Security National Insurance Company v Gore Mutual Insurance Company, 2022 ONSC 2083.
Read time: 3 minutes (approx.)
Written by: Weston McArthur (Student-at-Law)
Carlo and Daureena Facchini, the Defendants in the underlying action, owned a property in Caledon, Ontario. Lynne Dinardo, the Plaintiff in the underlying action, slipped and fell on their premises. After a claim had been initiated against the Defendants, a question of coverage arose.
The Defendants resided and operated their business on the property. They had both comprehensive homeowners’ insurance and a commercial insurance policy. For the homeowners’ insurance, they contracted with Security National Insurance Company (hereinafter “Security”). Meanwhile, the couple contracted with Gore Mutual Insurance Company (hereinafter “Gore”) for the commercial policy.

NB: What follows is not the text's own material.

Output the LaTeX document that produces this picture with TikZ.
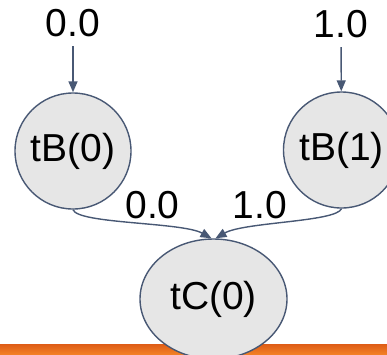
\documentclass[tikz,border=0pt]{standalone}
\usepackage{fontspec}
\setmainfont{Liberation Sans}
\usetikzlibrary{arrows.meta,shapes.geometric}
\definecolor{edgeblue}{RGB}{72,88,116}
\definecolor{nodefill}{RGB}{230,230,230}
\definecolor{bandtop}{RGB}{222,92,22}
\definecolor{bandbot}{RGB}{242,128,38}
\tikzset{
  every node/.style={font=\fontsize{39}{44}\selectfont},
  statenode/.style={circle, draw=edgeblue, fill=nodefill, line width=1.4pt,
    minimum size=116pt, inner sep=0pt},
  leafnode/.style={ellipse, draw=edgeblue, fill=nodefill, line width=1.4pt,
    minimum width=147pt, minimum height=120pt, inner sep=0pt},
  valtext/.style={inner sep=0pt},
  link/.style={draw=edgeblue, line width=1.4pt,
    -{Triangle[length=11pt,width=9pt]}},
}
\begin{document}
\begin{tikzpicture}[x=1pt,y=-1pt]
  \useasboundingbox (0,0) rectangle (387,354);
  % decorative band along the lower edge
  \shade[top color=bandtop, bottom color=bandbot] (0,344) rectangle (387,354);

  % nodes
  \node[statenode] (tB0) at (73,151) {tB(0)};
  \node[statenode] (tB1) at (341.5,150) {tB(1)};
  \node[leafnode] (tC) at (213.5,299) {tC(0)};

  % input values
  \node[valtext] (in0) at (73,23) {0.0};
  \node[valtext] (in1) at (341,24) {1.0};
  \draw[link, shorten <=9pt] (in0) -- (tB0);
  \draw[link, shorten <=9pt] (in1) -- (tB1);

  % messages into tC(0)
  \draw[link] (tB0.south) .. controls (78,224) and (182,222) .. ([xshift=-2pt]tC.north);
  \draw[link] (tB1.south) .. controls (336,222) and (244,222) .. ([xshift=2pt]tC.north);
  \node[valtext] (m0) at (152.5,205.5) {0.0};
  \node[valtext] (m1) at (260,205) {1.0};
\end{tikzpicture}
\end{document}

A dispute emerged between Security and Gore. Security filed an application in the Ontario Superior Court of Justice for an order that, at a minimum, Gore had a concurrent duty to defend and indemnify the Defendants alongside Security, by virtue of the provisions of their commercial insurance policy.

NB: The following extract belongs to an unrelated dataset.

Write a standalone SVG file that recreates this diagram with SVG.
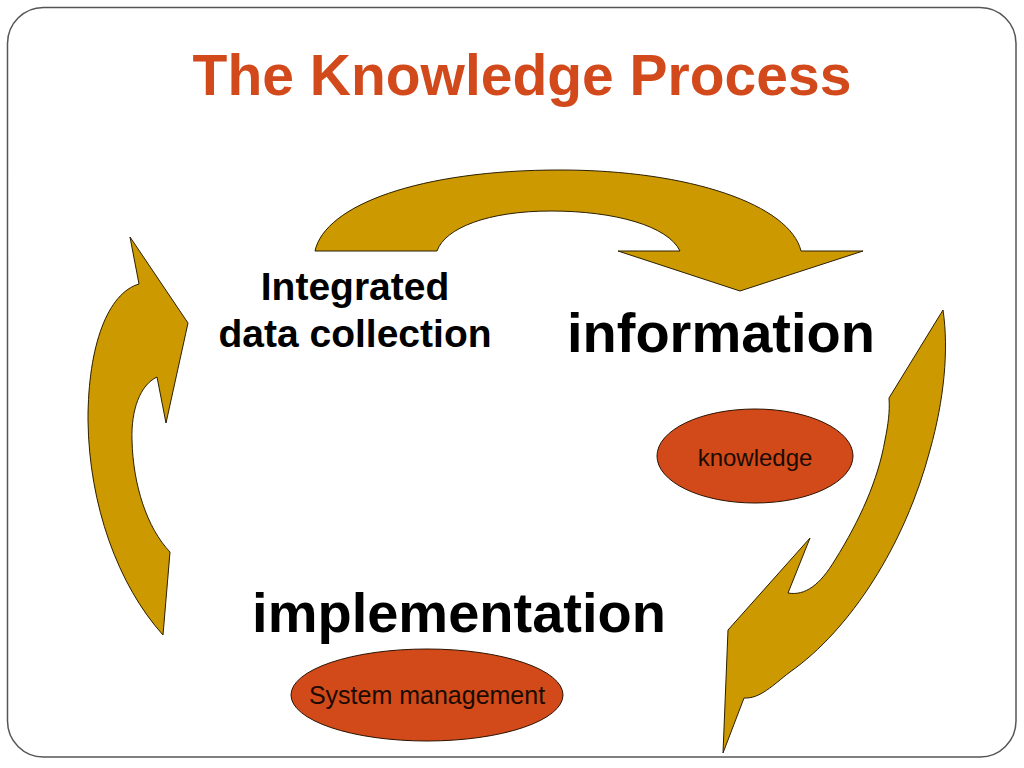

Justice Fragomeni stated that Gore did have a duty to defend, explaining that an Defendant has a duty to defend an insured where there is a mere possibility that the claims in the pleadings fall under the insurance agreement between the two. There was ample evidence in this regard.
However, Justice Fragomeni was not ready to rule on the question of whether Gore had a concurrent duty to indemnify. He wrote that “[t]he issues relating to the duty to indemnify are left to be determined at the end of trial, if and when the allegations made by the Plaintiff and the underlying facts to support the allegations are proven at trial” [para 24].